La lingua, sappiamo, viaggia per conto suo. Ma non è sempre lasciata sola nel proseguire il misterioso percorso della sua continua, spontanea metamorfosi. Ci sono delle interferenze calcolate intenzionalmente per confondere, o meglio, per manipolare e condizionare, come nel caso in cui le parole diventano uno strumento di controllo da parte dello Stato.



E così, negli Stati Uniti, accade che non è bastato ripescare la parola misinformation: è stato poi necessario aggiungere disinformation e si è arrivati perfino a creare la parola malinformation. Nel “regno dem” americano la progressione nell’uso di questi termini è parte dell’arsenale delle guerre culturali e politiche che dividono il Paese e stanno mettendo a rischio la fiducia nella democrazia, limitando sempre di più la libertà di espressione. È l’epoca dell’odio che non è solo universale peccato ma che diventa reato: il 17 settembre il governatore della California Gavin Newsom ha proposto una legge contro l’uso della AI, intelligenza artificiale, per immagini o video di satira politica.



Ma torniamo alle nostre parole. La prima, misinformation, che non ci sorprende per le sue chiare radici latine, appare già nell’inglese del Trecento. La seconda, disinformation, è invece molto più interessante perché la troviamo negli anni della Guerra fredda, e  proviene dal russo dezinformatsiya, termine sovietico riferito all’uso propagandistico della lingua per manipolare la verità dei fatti (ciò che oggigiorno viene espresso con il termine fake news). Questa influenza storica è notevole e significativa, e spiega molto dell’uso totalitario della lingua che ritroviamo negli Stati Uniti.

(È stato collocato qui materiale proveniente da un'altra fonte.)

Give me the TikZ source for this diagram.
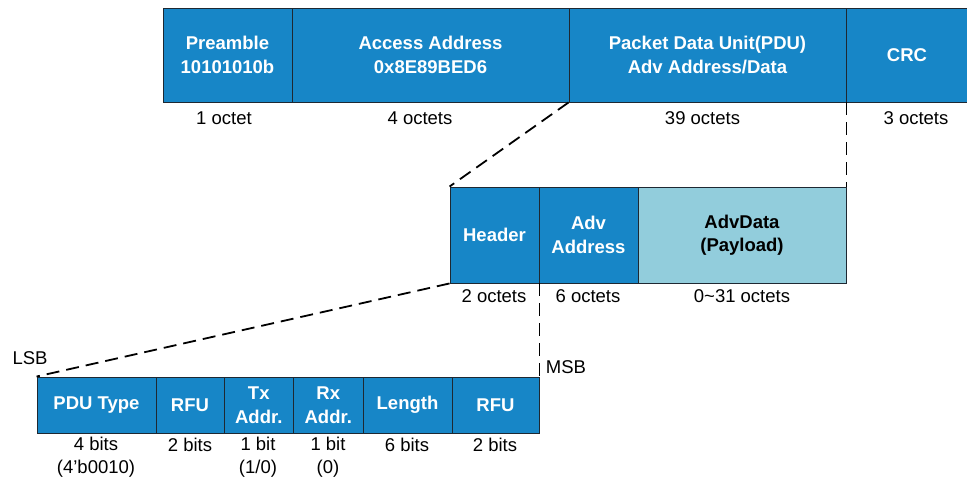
\documentclass[tikz,border=0pt]{standalone}
\usepackage{fontspec}
\setmainfont{Liberation Sans}
\definecolor{bleblue}{RGB}{23,134,199}
\definecolor{paylight}{RGB}{146,205,220}
\definecolor{edgec}{RGB}{30,40,50}
\begin{document}
\begin{tikzpicture}[x=1pt,y=-1pt,
  cell/.style={draw=edgec, line width=0.9pt, fill=bleblue, text=white, inner sep=0pt,
    font=\fontsize{18.5}{23.5}\selectfont\bfseries, align=center},
  light/.style={cell, fill=paylight, text=black},
  lbl/.style={inner sep=0pt, font=\fontsize{18.5}{23.5}\selectfont, align=center},
  dsh/.style={draw=black, line width=1.8pt, dash pattern=on 13pt off 7pt}]
\useasboundingbox (0,0) rectangle (967,481);
% top row
\node[cell, minimum width=129pt, minimum height=94pt] (pre) at (227.5,55) {Preamble\\10101010b};
\node[cell, minimum width=277pt, minimum height=94pt] (aa) at (430.5,55) {Access Address\\0x8E89BED6};
\node[cell, minimum width=277pt, minimum height=94pt] (pdu) at (707.5,55) {Packet Data Unit(PDU)\\Adv Address/Data};
\node[cell, minimum width=122pt, minimum height=94pt] (crc) at (907,55) {CRC};
\node[lbl] (l1) at (224,118) {1 octet};
\node[lbl] (l2) at (420,118) {4 octets};
\node[lbl] (l3) at (702.5,118) {39 octets};
\node[lbl] (l4) at (916,118) {3 octets};
% middle row
\node[cell, minimum width=89pt, minimum height=96pt] (hdr) at (494.5,235) {Header};
\node[cell, minimum width=99pt, minimum height=96pt] (adv) at (588.5,235) {Adv\\Address};
\node[light, minimum width=208pt, minimum height=96pt] (advd) at (742,235) {AdvData\\(Payload)};
\node[lbl] (m1) at (494,296) {2 octets};
\node[lbl] (m2) at (588,296) {6 octets};
\node[lbl] (m3) at (742,296) {0\textasciitilde 31 octets};
% bottom row
\node[cell, minimum width=119pt, minimum height=56pt] (b1) at (96.5,405) {PDU Type};
\node[cell, minimum width=68pt, minimum height=56pt] (b2) at (190,405) {RFU};
\node[cell, minimum width=69.5pt, minimum height=56pt] (b3) at (258.75,405) {Tx\\Addr.};
\node[cell, minimum width=69.5pt, minimum height=56pt] (b4) at (328.25,405) {Rx\\Addr.};
\node[cell, minimum width=89pt, minimum height=56pt] (b5) at (407.5,405) {Length};
\node[cell, minimum width=87pt, minimum height=56pt] (b6) at (495.5,405) {RFU};
\node[lbl] (c1) at (96,457) {4 bits\\(4'b0010)};
\node[lbl] (c2) at (190,445) {2 bits};
\node[lbl] (c3) at (258,457) {1 bit\\(1/0)};
\node[lbl] (c4) at (328,457) {1 bit\\(0)};
\node[lbl] (c5) at (407,445) {6 bits};
\node[lbl] (c6) at (495,445) {2 bits};
\node[lbl] (lsb) at (30,358) {LSB};
\node[lbl] (msb) at (566,367) {MSB};
% dashed connectors
\draw[dsh] (pdu.south west) -- (hdr.north west);
\draw[dsh] (pdu.south east) -- (advd.north east);
\draw[dsh] (hdr.south west) -- (b1.north west);
\draw[dsh] (hdr.south east) -- (b6.north east);
\end{tikzpicture}
\end{document}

Ma l’ultima mossa di questo “gioco” è l’aggiunta, in anni recenti, direi dal 2000 in avanti, della combinazione di malus con informare: e qui la lotta diventa quasi una crociata contro ogni critica alla machine politica. La citata trilogia linguistica, guarda caso, viene lanciata contro Robert F. Kennedy jr, Elon Musk, J.D. Vance, candidato repubblicano alla vicepresidenza, e chiaramente Trump;  ma anche contro Tulsi Gabbard, la quale è ora nella lista dei sospetti terroristi interni della TSA (Transportation Security Administration), per cui viene perquisita agli aeroporti americani quando viaggia e accompagnata segretamente da addetti di questa agenzia della sicurezza interna (US Department of Homeland Security, DHS) senza alcuna giustificazione o preavviso. Gabbard lo è venuta a sapere da un whistleblower (segnalatore) e ovviamente i media tradizionali (legacy media) non ne hanno parlato.

Gabbard, membro della Camera dei deputati per le Hawaii dal 2013 al 2021, esce dal Partito democratico e diventa independent nel 2022, come succede a RFK e altri. Gabbard non mette a tema le sue radici samoane, europee e indiane, soprattutto non ne fa una questione politica, a differenza di Kamala Harris, che ha astutamente scelto di autodefinirsi “black” sebbene sia di sangue indiano. Un po’ come fece Barack Obama, che cancellò dalla sua immagine pubblica la propria madre bianca (fu lei sola a crescerlo).

E non si è parlato di Gabbard finché non è stato più possibile tacerne, proprio come si è fatto con RFK. Ora Gabbard fa parte del team di Trump, e al pari degli altri citati corre gli stessi rischi dell’ex presidente, obiettivo di due attentati in un brevissimo arco di tempo. Ma qui mi fermo, perché si tratterebbe di aprire un discorso che risale agli anni 60; e sarebbe come dover guardare di nuovo – e forse più profondamente di allora – nei terribili occhi di Medusa.